(Excerpt from a dataset)
>>>>>
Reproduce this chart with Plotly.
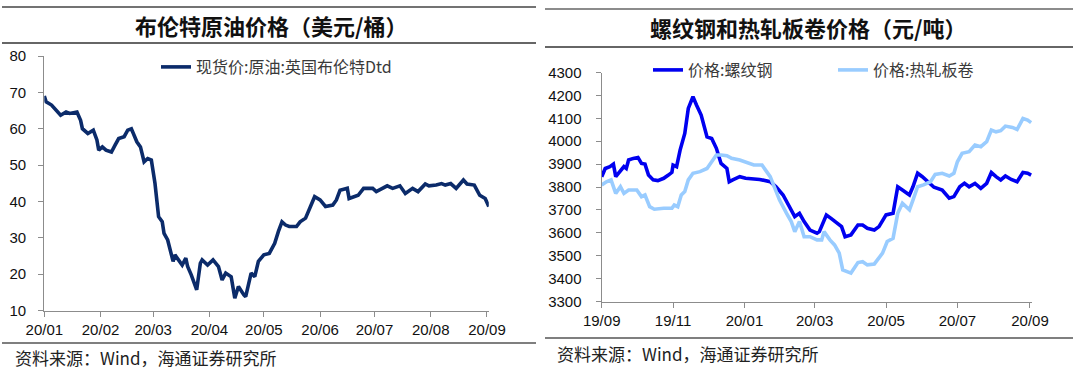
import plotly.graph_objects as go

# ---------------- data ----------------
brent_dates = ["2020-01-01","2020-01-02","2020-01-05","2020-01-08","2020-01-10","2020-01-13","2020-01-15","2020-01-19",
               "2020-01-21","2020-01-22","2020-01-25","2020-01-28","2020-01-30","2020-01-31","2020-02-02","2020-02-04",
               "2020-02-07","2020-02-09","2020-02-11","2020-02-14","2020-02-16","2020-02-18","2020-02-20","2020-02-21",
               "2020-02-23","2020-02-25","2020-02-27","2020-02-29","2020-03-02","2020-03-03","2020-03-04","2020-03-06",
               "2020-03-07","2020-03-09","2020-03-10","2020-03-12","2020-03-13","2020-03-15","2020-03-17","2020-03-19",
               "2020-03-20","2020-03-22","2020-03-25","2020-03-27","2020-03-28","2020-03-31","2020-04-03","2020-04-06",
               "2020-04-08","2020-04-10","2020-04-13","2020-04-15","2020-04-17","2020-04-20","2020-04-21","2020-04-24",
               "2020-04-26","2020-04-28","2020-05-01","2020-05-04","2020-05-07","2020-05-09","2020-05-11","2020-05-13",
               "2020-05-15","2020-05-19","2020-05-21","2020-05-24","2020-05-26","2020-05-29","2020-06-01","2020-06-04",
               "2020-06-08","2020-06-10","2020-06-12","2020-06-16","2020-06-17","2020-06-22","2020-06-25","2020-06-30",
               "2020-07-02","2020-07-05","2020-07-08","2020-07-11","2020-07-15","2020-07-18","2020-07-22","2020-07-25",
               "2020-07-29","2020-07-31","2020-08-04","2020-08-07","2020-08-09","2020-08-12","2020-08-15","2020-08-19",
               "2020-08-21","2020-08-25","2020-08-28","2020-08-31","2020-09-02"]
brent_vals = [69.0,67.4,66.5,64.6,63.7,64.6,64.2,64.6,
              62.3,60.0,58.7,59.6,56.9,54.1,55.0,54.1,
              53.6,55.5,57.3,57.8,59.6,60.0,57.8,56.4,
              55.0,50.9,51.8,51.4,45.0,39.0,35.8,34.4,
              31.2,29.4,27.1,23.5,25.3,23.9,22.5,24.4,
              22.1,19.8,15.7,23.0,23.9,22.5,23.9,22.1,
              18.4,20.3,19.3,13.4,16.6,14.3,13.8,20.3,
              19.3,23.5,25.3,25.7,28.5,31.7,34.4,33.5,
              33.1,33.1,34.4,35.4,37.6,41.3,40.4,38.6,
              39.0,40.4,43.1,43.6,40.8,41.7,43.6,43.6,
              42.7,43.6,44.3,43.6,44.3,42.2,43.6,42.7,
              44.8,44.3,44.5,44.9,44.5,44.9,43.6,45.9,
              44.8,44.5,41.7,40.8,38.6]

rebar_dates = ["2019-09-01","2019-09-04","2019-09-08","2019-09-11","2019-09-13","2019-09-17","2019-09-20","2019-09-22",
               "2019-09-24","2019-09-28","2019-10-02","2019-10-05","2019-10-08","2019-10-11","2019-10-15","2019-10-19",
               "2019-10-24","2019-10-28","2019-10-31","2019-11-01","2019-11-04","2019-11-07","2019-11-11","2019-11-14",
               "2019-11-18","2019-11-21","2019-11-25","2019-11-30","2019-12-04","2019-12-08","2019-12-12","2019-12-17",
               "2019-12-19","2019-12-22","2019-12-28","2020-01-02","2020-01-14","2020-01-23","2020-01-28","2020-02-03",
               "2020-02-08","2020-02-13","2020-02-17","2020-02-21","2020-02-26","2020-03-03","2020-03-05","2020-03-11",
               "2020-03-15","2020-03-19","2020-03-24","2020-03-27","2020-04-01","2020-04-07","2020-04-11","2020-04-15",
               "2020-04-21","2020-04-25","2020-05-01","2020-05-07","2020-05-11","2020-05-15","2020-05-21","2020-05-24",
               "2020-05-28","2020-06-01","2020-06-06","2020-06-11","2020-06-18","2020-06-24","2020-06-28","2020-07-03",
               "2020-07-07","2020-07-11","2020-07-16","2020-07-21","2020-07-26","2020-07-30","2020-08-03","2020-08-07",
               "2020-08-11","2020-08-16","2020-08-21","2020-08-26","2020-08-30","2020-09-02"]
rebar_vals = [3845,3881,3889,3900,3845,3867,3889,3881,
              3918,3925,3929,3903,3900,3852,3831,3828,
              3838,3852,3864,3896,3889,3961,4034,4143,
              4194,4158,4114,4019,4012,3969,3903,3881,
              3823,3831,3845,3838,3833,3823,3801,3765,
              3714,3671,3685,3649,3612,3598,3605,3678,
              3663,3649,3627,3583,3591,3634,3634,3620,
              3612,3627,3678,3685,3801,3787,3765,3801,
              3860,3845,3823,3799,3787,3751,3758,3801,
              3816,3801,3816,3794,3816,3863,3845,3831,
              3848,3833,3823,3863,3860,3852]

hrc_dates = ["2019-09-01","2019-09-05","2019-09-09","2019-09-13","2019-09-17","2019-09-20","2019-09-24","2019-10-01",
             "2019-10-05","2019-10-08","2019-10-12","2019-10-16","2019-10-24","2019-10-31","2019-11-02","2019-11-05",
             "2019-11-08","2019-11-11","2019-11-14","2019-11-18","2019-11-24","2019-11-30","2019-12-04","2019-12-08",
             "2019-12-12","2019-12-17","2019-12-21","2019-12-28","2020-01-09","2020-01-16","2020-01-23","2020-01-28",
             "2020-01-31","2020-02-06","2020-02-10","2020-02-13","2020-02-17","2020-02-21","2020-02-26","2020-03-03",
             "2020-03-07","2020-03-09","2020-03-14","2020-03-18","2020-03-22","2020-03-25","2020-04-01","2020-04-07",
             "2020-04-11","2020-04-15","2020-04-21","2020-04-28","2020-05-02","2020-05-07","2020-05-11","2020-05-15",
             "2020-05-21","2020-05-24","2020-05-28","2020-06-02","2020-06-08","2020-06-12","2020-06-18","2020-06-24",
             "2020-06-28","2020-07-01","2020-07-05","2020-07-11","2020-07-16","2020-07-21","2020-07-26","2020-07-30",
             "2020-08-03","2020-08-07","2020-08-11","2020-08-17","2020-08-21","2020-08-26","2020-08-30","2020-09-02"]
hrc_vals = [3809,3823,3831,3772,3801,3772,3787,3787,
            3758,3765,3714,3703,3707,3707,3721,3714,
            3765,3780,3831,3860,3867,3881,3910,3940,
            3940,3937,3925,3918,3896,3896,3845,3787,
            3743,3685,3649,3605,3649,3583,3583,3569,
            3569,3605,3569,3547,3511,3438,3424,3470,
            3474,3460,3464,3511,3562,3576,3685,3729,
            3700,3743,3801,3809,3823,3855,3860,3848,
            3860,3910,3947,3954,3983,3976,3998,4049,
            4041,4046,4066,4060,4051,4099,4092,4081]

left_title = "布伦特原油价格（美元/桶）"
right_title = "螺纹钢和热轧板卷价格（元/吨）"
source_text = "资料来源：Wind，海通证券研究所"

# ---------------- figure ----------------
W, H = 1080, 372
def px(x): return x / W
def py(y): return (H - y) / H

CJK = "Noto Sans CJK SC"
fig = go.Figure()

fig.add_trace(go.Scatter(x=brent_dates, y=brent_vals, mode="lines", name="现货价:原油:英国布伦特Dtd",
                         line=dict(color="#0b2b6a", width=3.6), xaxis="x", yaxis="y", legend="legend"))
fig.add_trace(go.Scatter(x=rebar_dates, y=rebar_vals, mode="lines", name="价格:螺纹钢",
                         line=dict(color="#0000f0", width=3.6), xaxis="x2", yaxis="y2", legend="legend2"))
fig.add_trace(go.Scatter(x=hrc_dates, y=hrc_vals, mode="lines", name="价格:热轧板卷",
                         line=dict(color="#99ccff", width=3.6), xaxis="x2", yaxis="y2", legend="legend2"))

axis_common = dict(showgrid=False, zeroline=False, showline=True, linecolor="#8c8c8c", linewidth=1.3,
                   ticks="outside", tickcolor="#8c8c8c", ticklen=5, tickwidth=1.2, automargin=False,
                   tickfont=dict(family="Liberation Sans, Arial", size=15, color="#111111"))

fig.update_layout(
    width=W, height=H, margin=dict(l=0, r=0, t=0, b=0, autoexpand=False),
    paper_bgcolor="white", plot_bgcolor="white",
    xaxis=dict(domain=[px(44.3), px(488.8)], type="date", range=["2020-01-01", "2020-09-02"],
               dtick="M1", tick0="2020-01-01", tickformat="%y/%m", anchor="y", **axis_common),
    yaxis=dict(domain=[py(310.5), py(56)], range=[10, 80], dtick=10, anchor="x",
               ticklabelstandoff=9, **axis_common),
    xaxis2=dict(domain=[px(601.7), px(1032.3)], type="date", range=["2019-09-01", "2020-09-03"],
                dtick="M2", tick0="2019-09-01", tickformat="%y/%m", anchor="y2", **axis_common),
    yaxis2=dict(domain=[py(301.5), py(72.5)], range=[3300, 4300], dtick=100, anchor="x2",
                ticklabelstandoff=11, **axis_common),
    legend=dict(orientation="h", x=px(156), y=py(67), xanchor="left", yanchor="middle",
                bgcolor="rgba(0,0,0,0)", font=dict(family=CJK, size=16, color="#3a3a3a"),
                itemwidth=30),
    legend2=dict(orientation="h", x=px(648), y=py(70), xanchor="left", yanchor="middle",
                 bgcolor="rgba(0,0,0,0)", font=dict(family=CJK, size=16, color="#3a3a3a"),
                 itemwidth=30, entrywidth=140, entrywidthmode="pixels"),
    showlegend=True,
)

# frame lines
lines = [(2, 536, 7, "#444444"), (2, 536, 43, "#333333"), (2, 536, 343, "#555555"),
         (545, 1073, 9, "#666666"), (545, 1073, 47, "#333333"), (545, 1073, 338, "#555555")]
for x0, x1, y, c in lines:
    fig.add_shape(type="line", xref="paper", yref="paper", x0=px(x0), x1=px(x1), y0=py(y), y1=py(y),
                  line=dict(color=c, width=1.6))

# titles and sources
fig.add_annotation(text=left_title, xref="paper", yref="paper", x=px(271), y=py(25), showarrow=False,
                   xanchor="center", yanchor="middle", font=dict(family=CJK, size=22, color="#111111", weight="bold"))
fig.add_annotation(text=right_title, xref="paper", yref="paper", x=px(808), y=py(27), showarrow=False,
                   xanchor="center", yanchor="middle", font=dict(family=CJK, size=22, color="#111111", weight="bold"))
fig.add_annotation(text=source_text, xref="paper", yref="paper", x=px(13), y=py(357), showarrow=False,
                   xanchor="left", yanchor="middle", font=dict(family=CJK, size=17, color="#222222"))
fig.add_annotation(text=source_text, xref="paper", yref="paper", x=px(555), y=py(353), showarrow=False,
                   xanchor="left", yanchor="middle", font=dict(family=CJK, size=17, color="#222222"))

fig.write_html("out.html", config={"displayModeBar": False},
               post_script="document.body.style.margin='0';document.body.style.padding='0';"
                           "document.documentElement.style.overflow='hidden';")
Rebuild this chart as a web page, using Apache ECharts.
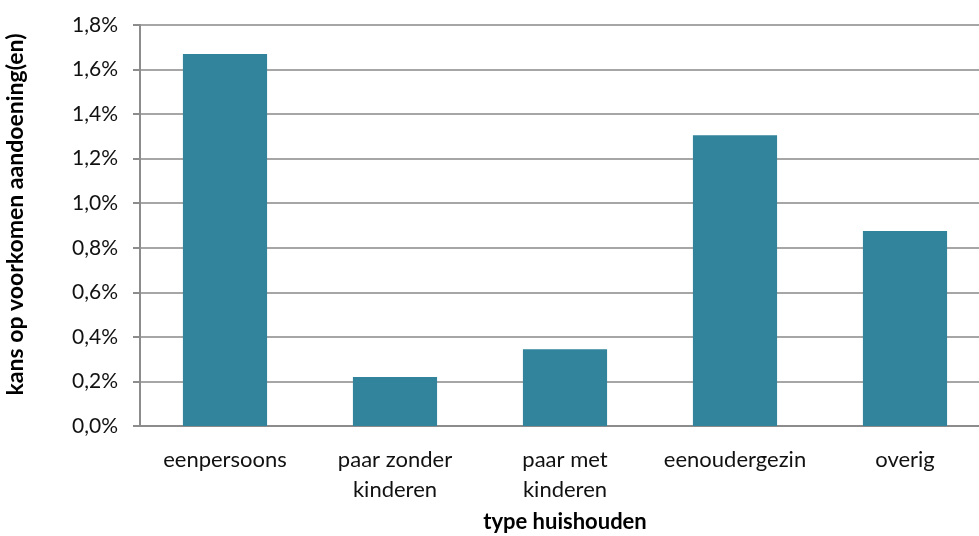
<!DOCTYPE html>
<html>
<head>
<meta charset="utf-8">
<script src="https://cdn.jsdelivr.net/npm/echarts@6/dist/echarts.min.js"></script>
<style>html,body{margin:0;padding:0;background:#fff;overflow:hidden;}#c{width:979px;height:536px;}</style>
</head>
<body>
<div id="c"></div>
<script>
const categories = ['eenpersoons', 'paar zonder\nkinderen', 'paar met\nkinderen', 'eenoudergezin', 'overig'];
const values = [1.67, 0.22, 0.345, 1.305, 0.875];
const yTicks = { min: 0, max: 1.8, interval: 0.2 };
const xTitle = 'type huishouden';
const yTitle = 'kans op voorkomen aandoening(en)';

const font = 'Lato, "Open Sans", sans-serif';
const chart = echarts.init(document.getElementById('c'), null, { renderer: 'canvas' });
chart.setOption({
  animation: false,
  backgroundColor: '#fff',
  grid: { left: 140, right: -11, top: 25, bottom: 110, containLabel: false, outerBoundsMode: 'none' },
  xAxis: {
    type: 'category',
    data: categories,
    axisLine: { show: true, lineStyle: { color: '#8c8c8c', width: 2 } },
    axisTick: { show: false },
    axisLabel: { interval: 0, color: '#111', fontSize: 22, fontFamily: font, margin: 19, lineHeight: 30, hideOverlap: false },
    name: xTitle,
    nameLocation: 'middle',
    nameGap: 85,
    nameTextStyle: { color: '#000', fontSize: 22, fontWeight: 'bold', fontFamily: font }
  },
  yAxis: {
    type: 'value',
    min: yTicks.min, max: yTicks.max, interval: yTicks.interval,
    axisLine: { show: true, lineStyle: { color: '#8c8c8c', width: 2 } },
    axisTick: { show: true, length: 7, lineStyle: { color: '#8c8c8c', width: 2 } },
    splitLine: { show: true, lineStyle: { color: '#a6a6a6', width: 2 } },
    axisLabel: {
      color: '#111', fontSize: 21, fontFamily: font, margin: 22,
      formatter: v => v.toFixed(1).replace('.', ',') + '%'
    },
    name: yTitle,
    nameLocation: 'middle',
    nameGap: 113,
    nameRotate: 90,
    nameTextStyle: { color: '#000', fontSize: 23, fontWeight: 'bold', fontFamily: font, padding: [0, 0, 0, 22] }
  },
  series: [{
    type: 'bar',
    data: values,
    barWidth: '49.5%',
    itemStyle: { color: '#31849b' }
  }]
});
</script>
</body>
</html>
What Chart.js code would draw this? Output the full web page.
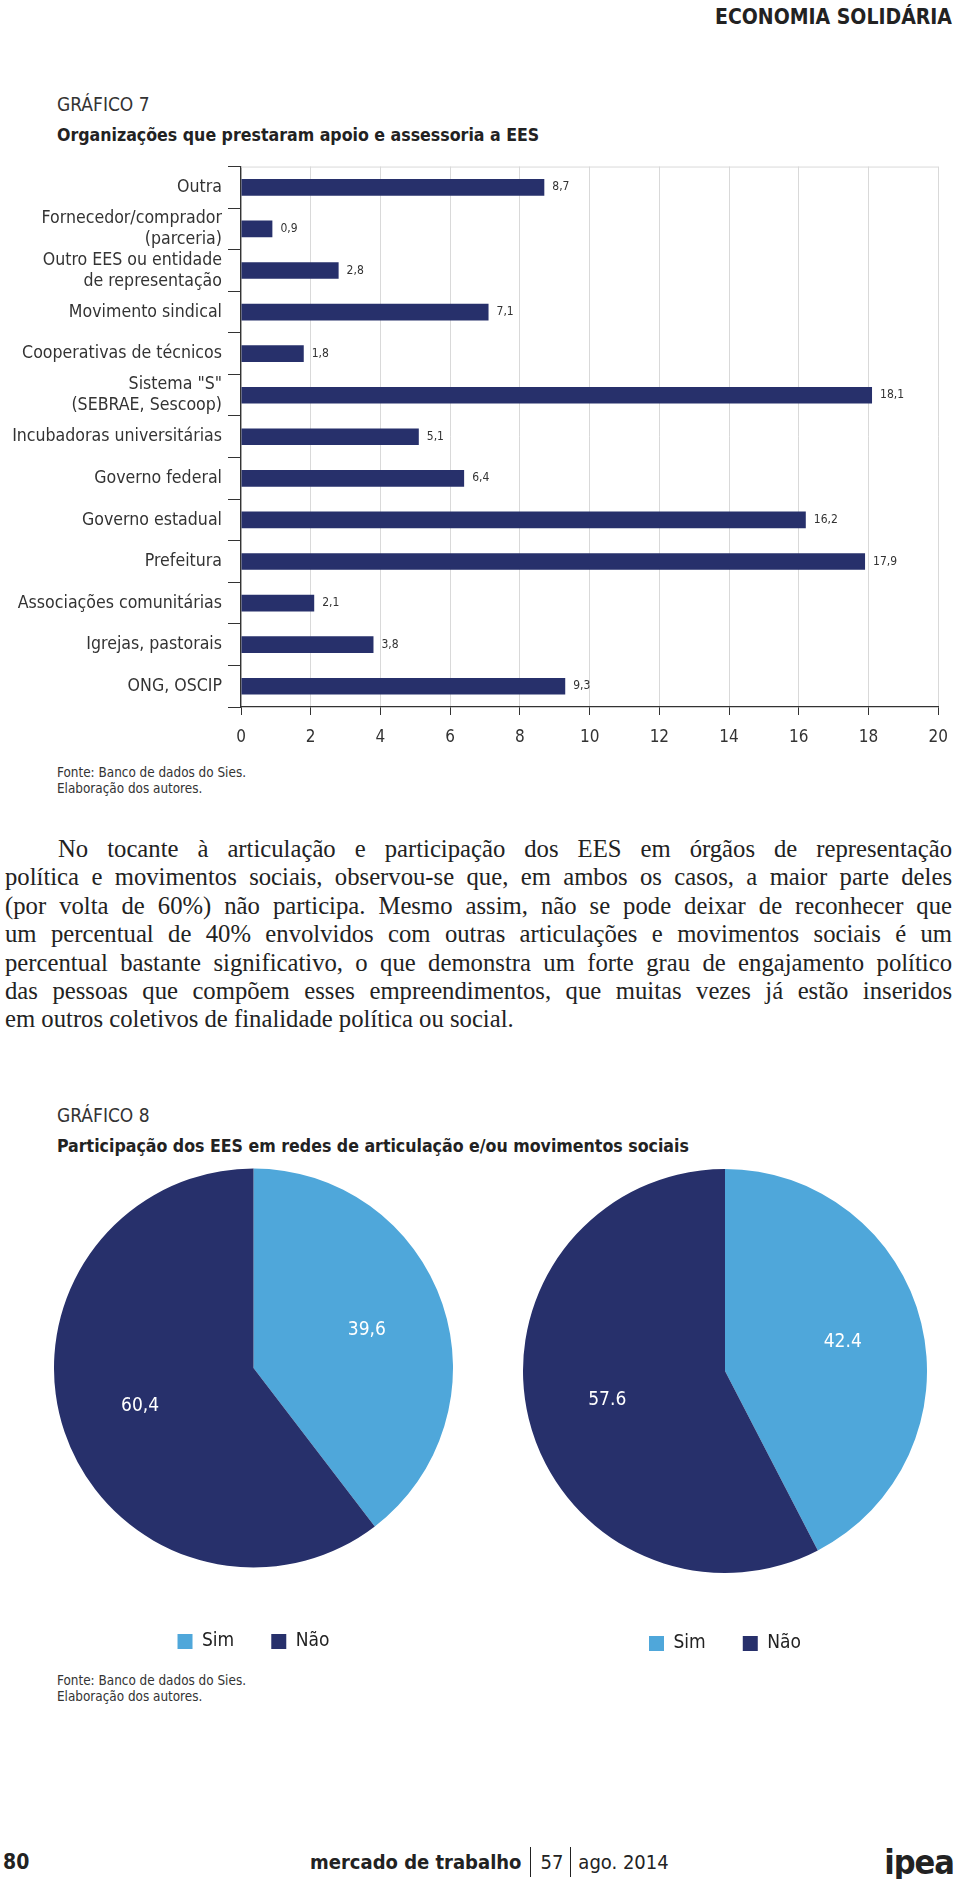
<<<<<
## Work instructions
What is the number of lines above that contain the string "page"? Answer with the number alone.

## Completed exercise
2